Figure 3.

(a) Transmission function for the pyridine-linked cluster containing nine molecules. The insets show a top view of the local density of states (as obtained from VASP with an isovalue of 0.03 per ų) associated with the three lowest unoccupied molecular states (calculated for the following energy windows: 0.0–0.1, 0.1–0.25, and 0.25–0.45 eV). (b) Shift between the LUMO-derived transmission peak for the single molecule (SM) limit and for a cluster of size i, ΔE_i = E_SM – E_i, divided by the equivalent shift between single molecule and monolayer (SAM), ΔE_SAM = E_SM – E_SAM. Squares refer to the electrostatically most shifted transmission peak (central molecules), circles to that shifted by the smallest amount (corner molecules). (c) Equivalent energetic shifts calculated from an electrostatic model containing opposing 2D extended sheets of point dipoles; ΔE^ES corresponds to the difference in electrostatic energy between a pair of isolated opposing dipoles and two extended dipole clusters; ΔE_SAM^ES is the electrostatic energy difference between the pair of dipoles and two infinitely extended dipole sheets. The energies are determined in the plane between the dipole sheets; squares refer to positions between the centers of the dipole clusters, circles to positions between corners (see Figure S7).
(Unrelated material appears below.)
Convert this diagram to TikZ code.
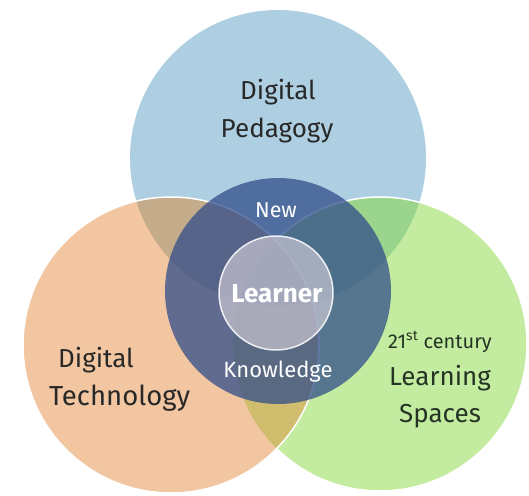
\documentclass[tikz,border=0pt]{standalone}
\usepackage{fontspec}
\setmainfont{Fira Sans}
\definecolor{cB}{RGB}{174,207,226}
\definecolor{cG}{RGB}{196,236,160}
\definecolor{cO}{RGB}{241,198,160}
\definecolor{cBG}{RGB}{155,212,140}
\definecolor{cBO}{RGB}{196,172,138}
\definecolor{cOG}{RGB}{208,190,110}
\definecolor{cBOG}{RGB}{160,160,120}
\definecolor{cD}{RGB}{48,76,138}
\definecolor{cL}{RGB}{222,214,222}
\definecolor{txt}{RGB}{40,40,40}
\definecolor{txtg}{RGB}{38,52,38}
\begin{document}
\begin{tikzpicture}[x=1pt,y=-1pt,
  edge/.style={white, line width=1.5pt},
  big/.style={inner sep=0pt, anchor=base, text=txt, font=\fontsize{26}{30}\selectfont},
  inner/.style={inner sep=0pt, anchor=base, text=white, font=\fontsize{22}{26}\selectfont}]
\useasboundingbox (0,0) rectangle (529,495);
\fill[white] (0,0) rectangle (529,495);
\coordinate (cb) at (278,158);
\coordinate (cg) at (380,344);
\coordinate (co) at (171,345);
\coordinate (cc) at (278,291);
\coordinate (cl) at (276,293);
% blue
\fill[cB] (cb) circle[radius=148pt];
% green
\fill[cG] (cg) circle[radius=147pt];
\begin{scope}
  \clip (cb) circle[radius=148pt];
  \fill[cBG] (cg) circle[radius=147pt];
\end{scope}
\draw[edge] (cg) circle[radius=147pt];
% orange
\fill[cO] (co) circle[radius=148pt];
\begin{scope}
  \clip (cb) circle[radius=148pt];
  \fill[cBO] (co) circle[radius=148pt];
\end{scope}
\begin{scope}
  \clip (cg) circle[radius=147pt];
  \fill[cOG] (co) circle[radius=148pt];
  \clip (cb) circle[radius=148pt];
  \fill[cBOG] (co) circle[radius=148pt];
\end{scope}
\draw[edge] (co) circle[radius=148pt];
% centre
\fill[cD, fill opacity=0.74] (cc) circle[radius=113pt];
\draw[white, draw opacity=0.85, line width=1.5pt, fill=cL, fill opacity=0.6] (cl) circle[radius=57pt];
% texts
\node[big] (dp1) at (278,99) {Digital};
\node[big] (dp2) at (277,137) {Pedagogy};
\node[big, anchor=base west] (dt1) at (58,367) {Digital};
\node[big, anchor=base west, font=\fontsize{27.5}{30}\selectfont] (dt2) at (49,405) {Technology};
\node[big, text=txtg, font=\fontsize{20}{22}\selectfont] (ls0) at (440,348) {21\textsuperscript{st} century};
\node[big, text=txtg] (ls1) at (440,385) {Learning};
\node[big, text=txtg] (ls2) at (440,422) {Spaces};
\node[inner, font=\fontsize{21.5}{24}\selectfont] (nw) at (276,217) {New};
\node[inner] (kn) at (278,377) {Knowledge};
\node[inner, font=\fontsize{26}{30}\selectfont\bfseries] (lr) at (277,302) {Learner};
\end{tikzpicture}
\end{document}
These data represent the electrostatic analogue to the quantum-mechanical results depicted in panel (b) albeit extended to much larger cluster sizes and neglecting the extent of the electronic states perpendicular to the planes of the dipoles. The red vertical line indicates the 16 dipole cluster, which corresponds to the largest cluster calculated also quantum-mechanically. As only relative quantities are reported, this plot is generally valid independent of the magnitude of the dipoles or the distance between the dipole sheets (as long as the latter is larger than the interdipole distance).